**Task**
Copy out the material below in full, but not its images.

**Supplied information**
╔══

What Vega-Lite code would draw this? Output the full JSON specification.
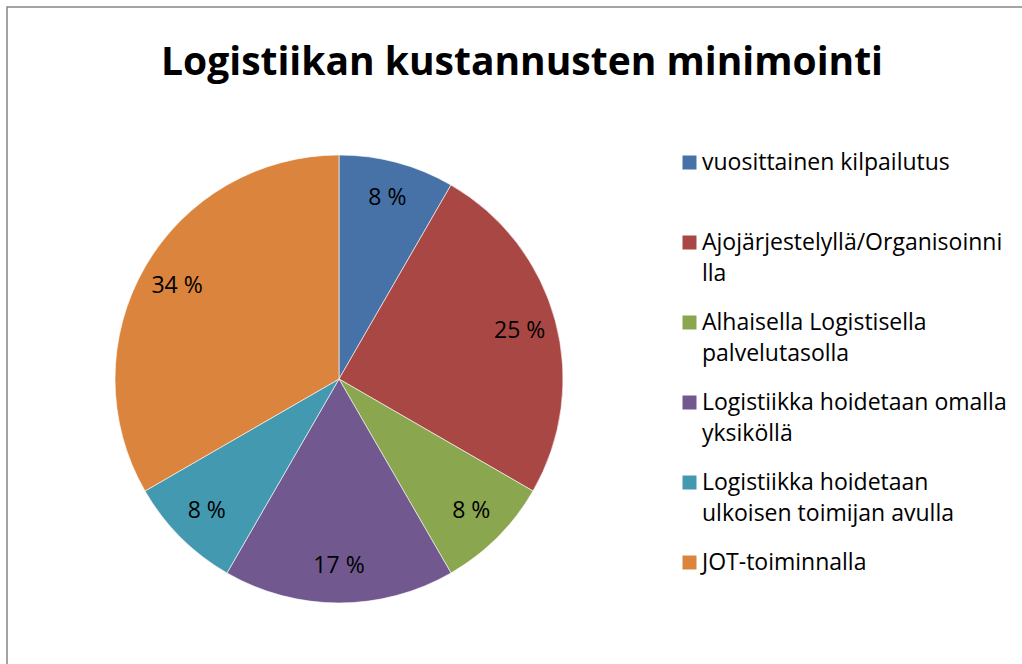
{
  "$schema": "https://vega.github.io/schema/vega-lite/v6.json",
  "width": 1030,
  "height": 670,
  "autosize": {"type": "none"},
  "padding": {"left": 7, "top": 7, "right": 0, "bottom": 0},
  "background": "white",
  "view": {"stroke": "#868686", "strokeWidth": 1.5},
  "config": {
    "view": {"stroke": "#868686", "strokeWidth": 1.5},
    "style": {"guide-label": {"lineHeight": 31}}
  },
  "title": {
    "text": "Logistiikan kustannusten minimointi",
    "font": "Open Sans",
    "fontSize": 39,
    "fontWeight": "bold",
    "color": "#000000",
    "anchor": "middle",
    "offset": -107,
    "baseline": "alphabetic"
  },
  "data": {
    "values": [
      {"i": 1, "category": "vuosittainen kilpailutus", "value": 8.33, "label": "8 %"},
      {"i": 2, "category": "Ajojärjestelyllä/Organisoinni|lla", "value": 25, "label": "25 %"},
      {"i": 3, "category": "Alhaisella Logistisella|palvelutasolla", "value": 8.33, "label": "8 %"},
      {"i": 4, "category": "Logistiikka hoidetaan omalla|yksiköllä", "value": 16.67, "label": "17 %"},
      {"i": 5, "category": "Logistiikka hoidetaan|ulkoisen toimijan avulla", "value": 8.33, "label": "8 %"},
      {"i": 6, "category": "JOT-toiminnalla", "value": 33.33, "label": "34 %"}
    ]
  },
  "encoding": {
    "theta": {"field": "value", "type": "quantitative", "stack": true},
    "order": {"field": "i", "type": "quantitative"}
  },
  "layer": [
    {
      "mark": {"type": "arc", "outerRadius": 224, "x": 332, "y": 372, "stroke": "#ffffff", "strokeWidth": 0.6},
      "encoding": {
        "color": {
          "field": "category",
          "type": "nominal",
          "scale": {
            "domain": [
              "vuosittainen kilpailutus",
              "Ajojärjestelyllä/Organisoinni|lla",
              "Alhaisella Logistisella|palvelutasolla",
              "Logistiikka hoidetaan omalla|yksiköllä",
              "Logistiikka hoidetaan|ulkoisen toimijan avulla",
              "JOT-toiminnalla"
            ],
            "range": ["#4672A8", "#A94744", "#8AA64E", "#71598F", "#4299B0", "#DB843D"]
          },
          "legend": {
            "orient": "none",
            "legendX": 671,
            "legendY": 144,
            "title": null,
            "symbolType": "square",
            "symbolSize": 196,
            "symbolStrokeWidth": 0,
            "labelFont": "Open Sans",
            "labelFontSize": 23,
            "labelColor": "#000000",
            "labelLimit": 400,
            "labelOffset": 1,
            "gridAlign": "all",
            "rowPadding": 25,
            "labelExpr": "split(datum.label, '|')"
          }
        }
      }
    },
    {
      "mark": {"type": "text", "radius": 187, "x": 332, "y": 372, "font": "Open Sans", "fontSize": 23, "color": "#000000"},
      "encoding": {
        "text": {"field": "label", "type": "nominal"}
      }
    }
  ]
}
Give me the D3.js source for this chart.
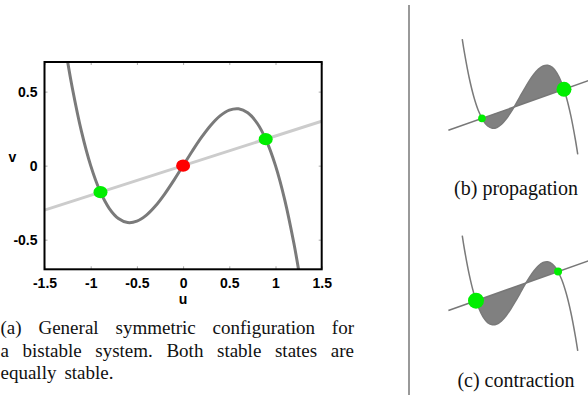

╚══

**Exercise response**
What Vega-Lite code would draw this? Output the full JSON specification.
{
  "$schema": "https://vega.github.io/schema/vega-lite/v6.json",
  "width": 1030,
  "height": 670,
  "autosize": {"type": "none"},
  "padding": {"left": 7, "top": 7, "right": 0, "bottom": 0},
  "background": "white",
  "view": {"stroke": "#868686", "strokeWidth": 1.5},
  "config": {
    "view": {"stroke": "#868686", "strokeWidth": 1.5},
    "style": {"guide-label": {"lineHeight": 31}}
  },
  "title": {
    "text": "Logistiikan kustannusten minimointi",
    "font": "Open Sans",
    "fontSize": 39,
    "fontWeight": "bold",
    "color": "#000000",
    "anchor": "middle",
    "offset": -107,
    "baseline": "alphabetic"
  },
  "data": {
    "values": [
      {"i": 1, "category": "vuosittainen kilpailutus", "value": 8.33, "label": "8 %"},
      {"i": 2, "category": "Ajojärjestelyllä/Organisoinni|lla", "value": 25, "label": "25 %"},
      {"i": 3, "category": "Alhaisella Logistisella|palvelutasolla", "value": 8.33, "label": "8 %"},
      {"i": 4, "category": "Logistiikka hoidetaan omalla|yksiköllä", "value": 16.67, "label": "17 %"},
      {"i": 5, "category": "Logistiikka hoidetaan|ulkoisen toimijan avulla", "value": 8.33, "label": "8 %"},
      {"i": 6, "category": "JOT-toiminnalla", "value": 33.33, "label": "34 %"}
    ]
  },
  "encoding": {
    "theta": {"field": "value", "type": "quantitative", "stack": true},
    "order": {"field": "i", "type": "quantitative"}
  },
  "layer": [
    {
      "mark": {"type": "arc", "outerRadius": 224, "x": 332, "y": 372, "stroke": "#ffffff", "strokeWidth": 0.6},
      "encoding": {
        "color": {
          "field": "category",
          "type": "nominal",
          "scale": {
            "domain": [
              "vuosittainen kilpailutus",
              "Ajojärjestelyllä/Organisoinni|lla",
              "Alhaisella Logistisella|palvelutasolla",
              "Logistiikka hoidetaan omalla|yksiköllä",
              "Logistiikka hoidetaan|ulkoisen toimijan avulla",
              "JOT-toiminnalla"
            ],
            "range": ["#4672A8", "#A94744", "#8AA64E", "#71598F", "#4299B0", "#DB843D"]
          },
          "legend": {
            "orient": "none",
            "legendX": 671,
            "legendY": 144,
            "title": null,
            "symbolType": "square",
            "symbolSize": 196,
            "symbolStrokeWidth": 0,
            "labelFont": "Open Sans",
            "labelFontSize": 23,
            "labelColor": "#000000",
            "labelLimit": 400,
            "labelOffset": 1,
            "gridAlign": "all",
            "rowPadding": 25,
            "labelExpr": "split(datum.label, '|')"
          }
        }
      }
    },
    {
      "mark": {"type": "text", "radius": 187, "x": 332, "y": 372, "font": "Open Sans", "fontSize": 23, "color": "#000000"},
      "encoding": {
        "text": {"field": "label", "type": "nominal"}
      }
    }
  ]
}
Give me the D3.js source for this chart.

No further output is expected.